Odom was dreadful for Dallas this season, posting career lows in points, minutes, rebounds, assists, steals and blocks per game, as well as in field-goal, free-throw and 3-point shooting percentage, before coming to terms with the team in early April on an agreement that enabled him to get out of Dodge and out of Dallas' hair while still being paid and with the team retaining control of his rights. He recently told Twitter followers that his struggles were due in large part to difficulty coping with the offseason death of his 24-year-old cousin, and he made noise recently about getting back on the comeback trail this summer.

While it would certainly be great to see Odom back on the court, focused and engaged again, that doesn't do much good for a Mavericks team that desperately needed the kind of versatile impact player that a healthy, in-shape and committed Odom could have been for them. He wasn't that guy this year; while Dallas' players have largely declined to speak ill of Odom's effort publicly, this sure suggests they noticed.

There is some discrepancy in the reporting regarding exactly how much Odom's losing out on here. Jeff Caplan of ESPN Dallas says a team source pegs individual playoff shares at $14,000, while Dwain Price at the Fort Worth Star-Telegram puts the total pot at $281,937, of which a 1/15th share would come out to just under $18,800. That, as you all know, is the difference between a diamond-covered prom dress and an overnight stay at Ice Station Borneo with a helicopter day trip to the North Pole, which is some difference, indeed. By Price's math, a 14-way slicing of the playoff pie will give the non-Odom Mavs on the roster $20,138.32 each, which presumably means backyard rhino sculptures for everybody.

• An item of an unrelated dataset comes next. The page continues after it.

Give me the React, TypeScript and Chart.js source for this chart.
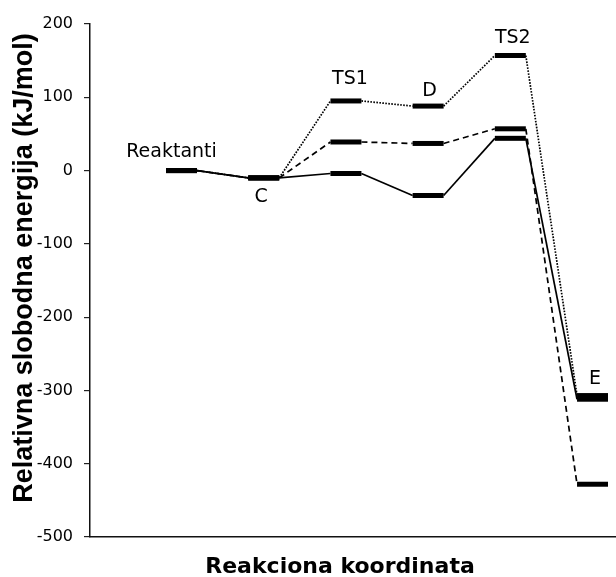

Whatever the final sum, the gesture is clearly more symbolic than legitimately punitive — I mean, Dallas paid Odom $8.9 million this year to be awful for 50 games and then go away. It's not like withholding somewhere around one-fifth of 1 percent of that 2011-12 salary is going to put a real crimp in Lamar's checking account.

[Also: Mark Cuban blames CBA for Dallas Mavericks' poor post-season]

No, the real point here is for the members of the Mavericks — still smarting from a four-game sweep in which they were outplayed, outgunned and outclassed by the Oklahoma City Thunder — to make it crystal clear that they don't view Odom as a member of their tribe. You did nothing to help us make the postseason, the Mavs seem to be arguing — how quickly they forget the 10 times in 50 games Odom scored in double figures, seven of which Dallas actually won! — so you don't get to share in what we receive for getting there.

Kurt Helin put it well at Pro Basketball Talk:

It's about effort — if guy 14 on the bench doesn't have the talent to contribute much but he shows up to every practice and puts in the effort, if he is there when called on, he has been part of the team. Was Odom really ever part of the Mavs?

According to the other Mavericks, apparently not.